Women may need to recognise that there will be women who try to keep the parenting for themselves, acting as the gatekeeper and the arbiter of "good" parenting. ● Just as some men over the last couple of generations have been slow to accept that women

can belong to the workplace, so, no doubt, women will need to be encouraged to abdicate some control of the domestic sphere. When my father looked after us on the Saturdays my mother did night-duty, he got us to eat all our dinner by mixing together the meat, vegetables, custard and stewed fruit all in one dish. It wasn't my mother's way of doing it, but it got the result! And my Dad's been very special to me! ● So down with long notes, prepared dinners and lists for Dads when Mum goes out! Down with

tuts of disapproval when the kids aren't dressed quite right. ● This is a chance for freedom. Not just of choices, but of being.

● This is not to say that you have to stop being blokes. Where would we be without blokes?! But

it gives you the chance to accept and reject and modify aspects of masculinity. ● Many men would say that violence, for example, has been a part of masculinity over the

centuries, even if an unwelcome one. ● But it is unacceptable to all of us and men need to be at the forefront of ridding our society of

its scourge. ● It is important that you put, at the heart of your men's movement, responsibility for eliminating

violence(1)[1]. Sadly, most murders are committed by men- whether it's murders of other men or, less often, of women, and step fathers abusing kids like Jonathon, who told us his story earlier today.

● To be frank, I don't agree with having a twelve point plan- or any plan yet!
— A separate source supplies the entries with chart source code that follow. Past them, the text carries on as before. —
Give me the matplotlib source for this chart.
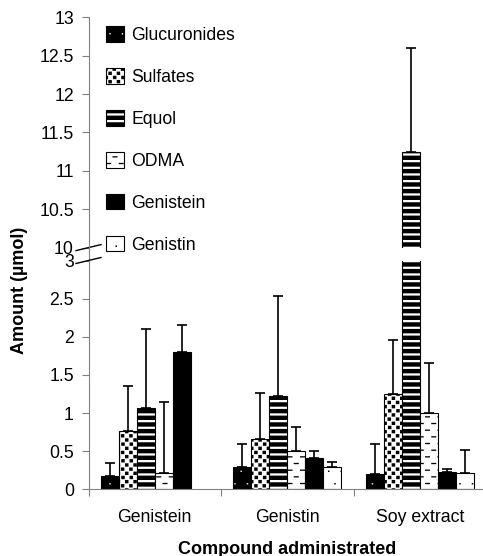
"""Urinary metabolites per compound administrated -- broken-axis bar chart."""
import warnings

import matplotlib

matplotlib.use("Agg")

import matplotlib.pyplot as plt  # noqa: E402
import matplotlib.patches as mpatches  # noqa: E402
import numpy as np  # noqa: E402
from matplotlib import hatch as mhatch  # noqa: E402
from matplotlib import ticker  # noqa: E402
from matplotlib.lines import Line2D  # noqa: E402
from matplotlib.path import Path  # noqa: E402

warnings.filterwarnings("ignore", message=".*hatch must consist.*")

groups = ["Genistein", "Genistin", "Soy extract"]
series = ["Glucuronides", "Sulfates", "Equol", "ODMA", "Genistein", "Genistin"]

glucuronides = [0.18, 0.29, 0.20]
glucuronides_sd = [0.17, 0.31, 0.40]
sulfates = [0.77, 0.66, 1.25]
sulfates_sd = [0.59, 0.60, 0.71]
equol = [1.07, 1.22, 11.25]
equol_sd = [1.03, 1.32, 1.35]
odma = [0.21, 0.50, 1.00]
odma_sd = [0.94, 0.32, 0.65]
genistein = [1.80, 0.41, 0.23]
genistein_sd = [0.36, 0.09, 0.04]
genistin = [np.nan, 0.29, 0.21]  # not measured after genistein dosing
genistin_sd = [np.nan, 0.07, 0.31]

values = [glucuronides, sulfates, equol, odma, genistein, genistin]
errors = [glucuronides_sd, sulfates_sd, equol_sd, odma_sd, genistein_sd, genistin_sd]


# ---- custom fill patterns (tile = 72 pt = 100 px at dpi 100) ----
def _rects(boxes, hole=False):
    verts, codes = [], []
    for x0, y0, w, h in boxes:
        pts = [(x0, y0), (x0 + w, y0), (x0 + w, y0 + h), (x0, y0 + h)]
        if hole:
            pts = pts[::-1]
        verts += pts + [pts[0]]
        codes += [Path.MOVETO, Path.LINETO, Path.LINETO, Path.LINETO, Path.CLOSEPOLY]
    return np.array(verts) / 100.0, np.array(codes, dtype=Path.code_type)


def _stagger(step, size, offset=0.0):
    boxes = []
    n = int(round(100 / step))
    for j in range(n):
        shift = step / 2 if j % 2 else 0.0
        for i in range(n):
            boxes.append(((i * step + shift + offset) % 100, j * step + offset, size, size))
    return boxes


def _join(*parts):
    return np.vstack([p[0] for p in parts]), np.concatenate([p[1] for p in parts])


_band = 100 / 15
_cell = 100 / 24
TILES = {
    # black with sparse white dots
    "G": _join(_rects([(0, 0, 100, 100)]), _rects(_stagger(12.5, 1.4, 3.0), hole=True)),
    # confetti checker
    "S": _rects([(i * _cell + (0.4 if j % 4 == 1 else 0), j * _cell, 3.5, 3.4)
                 for i in range(24) for j in range(24) if (i + j) % 2 == 0]),
    # wide horizontal stripes
    "E": _rects([(0, k * _band, 100, 4.4) for k in range(15)]),
    # short staggered dashes
    "D": _rects([((i * 12.5 + (6.25 if k % 2 else 0)) % 100, k * _band + 2.5, 5.0, 1.3)
                 for k in range(15) for i in range(8)]),
    # white with sparse black dots
    "N": _rects(_stagger(12.5, 1.5, 3.0)),
}


class TileHatch(mhatch.HatchPatternBase):
    def __init__(self, hatch, density):
        self.parts = [TILES[c] for c in hatch if c in TILES]
        self.num_vertices = sum(len(v) for v, _ in self.parts)

    def set_vertices_and_codes(self, vertices, codes):
        i = 0
        for v, c in self.parts:
            vertices[i:i + len(v)] = v
            codes[i:i + len(v)] = c
            i += len(v)


mhatch._hatch_types.append(TileHatch)

styles = [
    dict(facecolor="white", hatch="G"),
    dict(facecolor="white", hatch="S"),
    dict(facecolor="white", hatch="E"),
    dict(facecolor="white", hatch="D"),
    dict(facecolor="black", hatch=None),
    dict(facecolor="white", hatch="N"),
]

plt.rcParams["font.family"] = ["Liberation Sans", "DejaVu Sans"]
plt.rcParams["hatch.linewidth"] = 0.01

GRAY = "#808080"
W, H = 483, 556
fig = plt.figure(figsize=(W / 100, H / 100), dpi=100)
left, width = 88.5 / W, 397.5 / W
ax_lo = fig.add_axes([left, 1 - 489.3 / H, width, (489.3 - 260.5) / H])
ax_hi = fig.add_axes([left, 1 - 247.6 / H, width, (247.6 - 17.3) / H], sharex=ax_lo)

x = np.arange(len(groups))
bw = 0.136
for ax in (ax_lo, ax_hi):
    for k, (vals, errs, st) in enumerate(zip(values, errors, styles)):
        xs = x + (k - 2.5) * bw
        vals = np.asarray(vals, dtype=float)
        errs = np.asarray(errs, dtype=float)
        ax.bar(xs, vals, bw, edgecolor="black", linewidth=0.8, zorder=2, **st)
        ax.errorbar(xs, vals, yerr=[np.zeros(len(vals)), errs], fmt="none",
                    ecolor="black", elinewidth=1.2, capsize=3.4, capthick=1.2, zorder=3)

ax_lo.set_ylim(0, 3)
ax_hi.set_ylim(10, 13)
ax_lo.set_xlim(-0.5, 2.5)
for ax in (ax_lo, ax_hi):
    ax.yaxis.set_major_locator(ticker.MultipleLocator(0.5))
    ax.yaxis.set_major_formatter(ticker.FormatStrFormatter("%g"))
    ax.tick_params(axis="y", length=5, width=0.8, color=GRAY, pad=5.5, labelsize=12.7)
    for side in ("top", "right"):
        ax.spines[side].set_visible(False)
    ax.spines["left"].set_color(GRAY)

ax_hi.spines["bottom"].set_visible(False)
ax_hi.tick_params(axis="x", which="both", bottom=False, labelbottom=False)
ax_lo.spines["bottom"].set_color(GRAY)
ax_lo.set_xticks([-0.5, 0.5, 1.5, 2.5])
ax_lo.set_xticklabels([])
ax_lo.set_xticks(x, minor=True)
ax_lo.set_xticklabels(groups, minor=True)
ax_lo.tick_params(axis="x", which="major", length=5, width=0.8, color=GRAY)
ax_lo.tick_params(axis="x", which="minor", length=0, pad=14, labelsize=12.7)

# continuous spine across the gap + break marks
gap = (260.5 - 247.6) / (489.3 - 260.5)
ax_lo.add_line(Line2D([0, 0], [1, 1 + gap], transform=ax_lo.transAxes,
                      color=GRAY, lw=0.8, clip_on=False))
for ax in (ax_lo, ax_hi):
    yb = 1 if ax is ax_lo else 0
    bb = ax.get_position()
    dx = 12.5 / (bb.width * W)
    dy = 3.0 / (bb.height * H)
    ax.add_line(Line2D([-dx, dx], [yb - dy, yb + dy], transform=ax.transAxes,
                       color="black", lw=1.0, clip_on=False))

handles = [mpatches.Patch(edgecolor="black", linewidth=0.8, **st) for st in styles]
fig.legend(handles, series, loc="upper left", bbox_to_anchor=(106 / W, 1 - 26 / H),
           frameon=False, fontsize=12.7, handlelength=1.0, handleheight=1.0,
           handletextpad=0.45, labelspacing=1.36, borderpad=0, borderaxespad=0)

fig.text(20 / W, 1 - 290 / H, "Amount (µmol)", rotation=90, ha="center", va="center",
         fontsize=13, fontweight="bold")
fig.text(286.7 / W, 1.5 / H, "Compound administrated", ha="center", va="baseline",
         fontsize=13, fontweight="bold")

fig.savefig("out.png", dpi=100)
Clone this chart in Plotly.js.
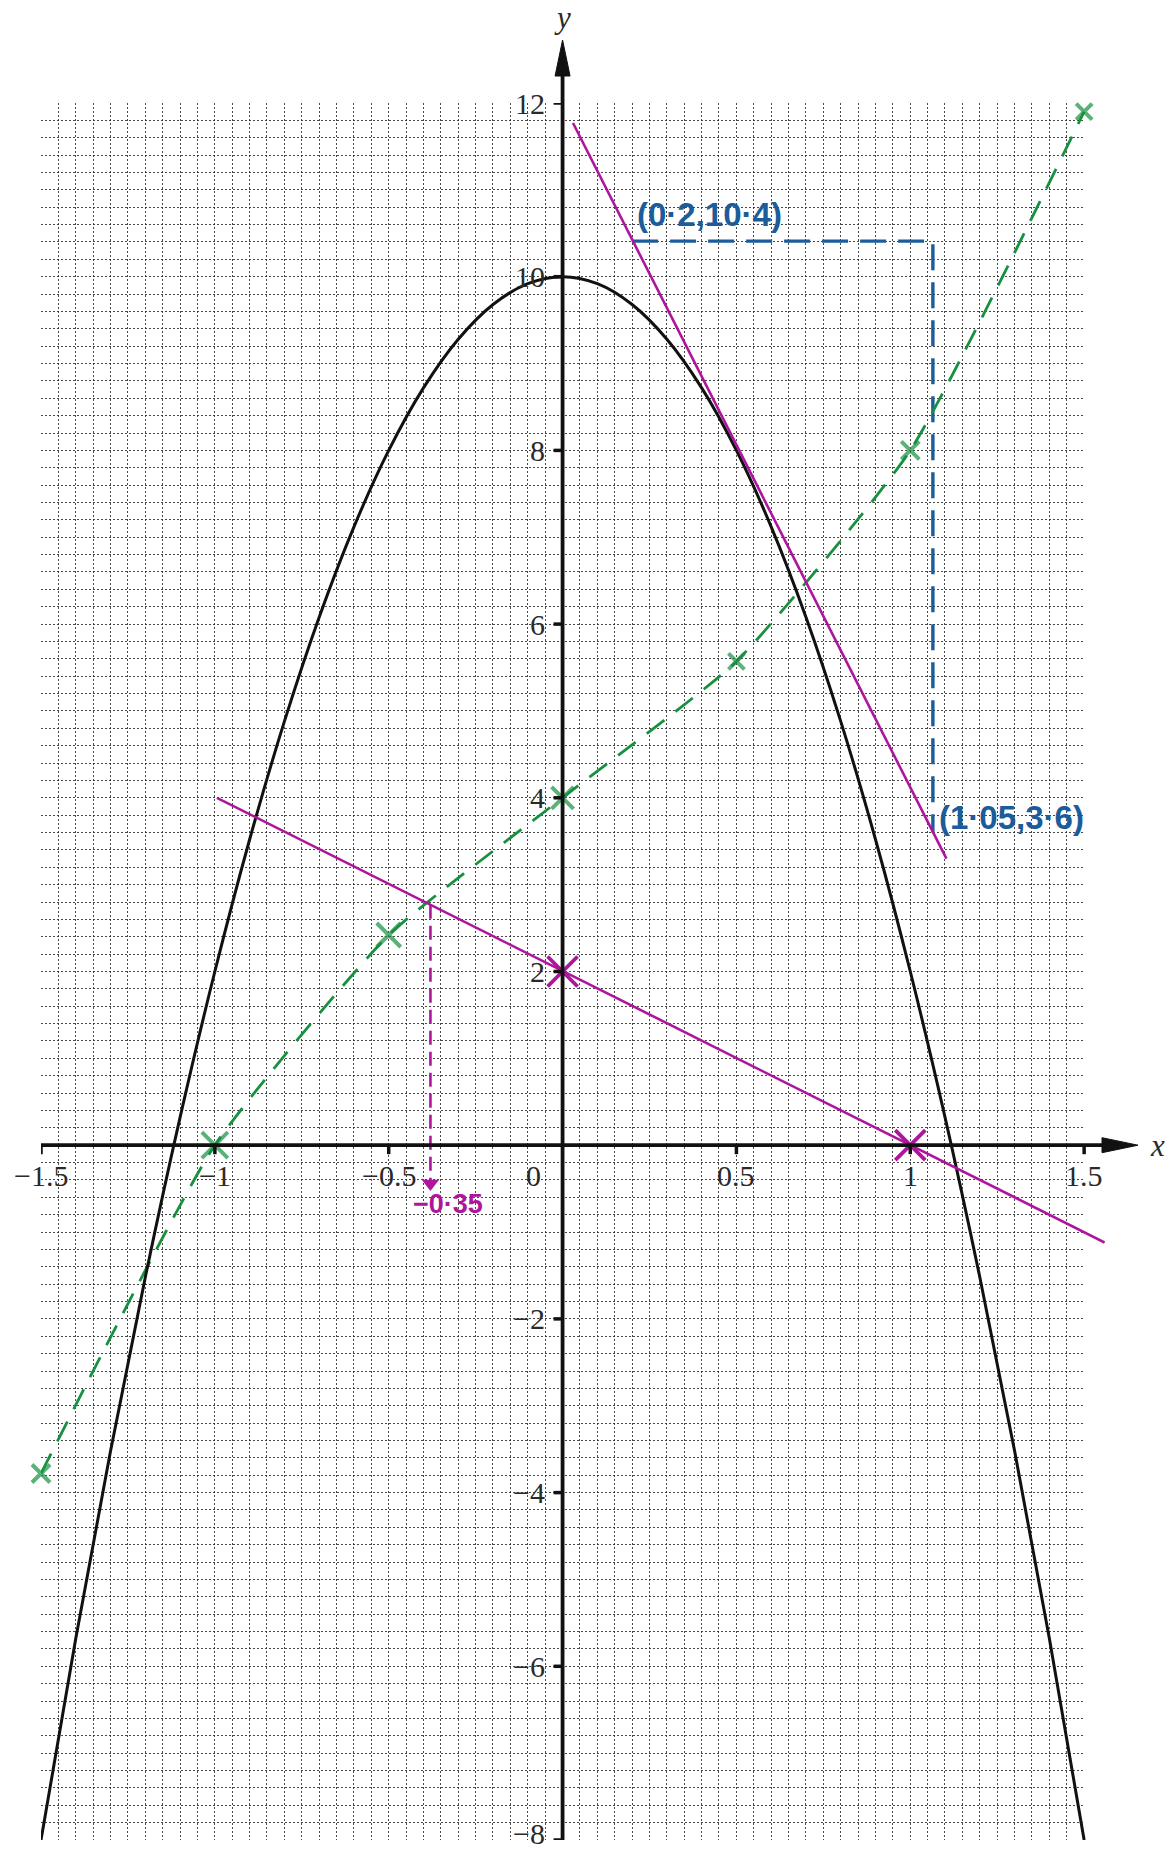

There are so many

different ideas coming from so many groups and directions now, you might finding having a plan is a distraction from working out what the challenges are and where the answers lie. ● As Federal Sex Discrimination Commissioner, there are two suggestions I would like to leave

with you today: 1. Lobby for federal family responsibilities discrimination provisions in the Sex Discrimination Act. This is supposed to help parents achieve work and family balance- yet the present arrangements generally only assist women. This continues to

disadvantage working fathers. 2. Why not ask the government for an Equality Commission or inquiry? Such a Commission or inquiry would have responsibility for assessing men's and women's

mutual progress towards equality. It is not about re-cutting a pie to advantage one sex over the other. ● So today's conference is your day and your beginning.

● But it is also a beginning on a common journey towards a common goal.

● Finally, we are on the road together!

Thank you.

1. Of course, women too can be violent. However for the most part, the purpose and effects differ radically - male violence is used to regulate women's behaviour, and men's. Men commit most of the violence that is considered in the criminal system, against women and against other men.

Consider non intimate homicide - According to ABS data 93 per cent of non intimate homicides are committed by males - 77 per cent of these incidents involved a male killing another male, 16 per cent involved a male killing a female.

Initiate homicide statistics add to this picture of male violence as in the majority of these homicides, 77 per cent, a male killed a female. (Source: ABS 4128.0 Women's Safety Australia Canberra 1996.)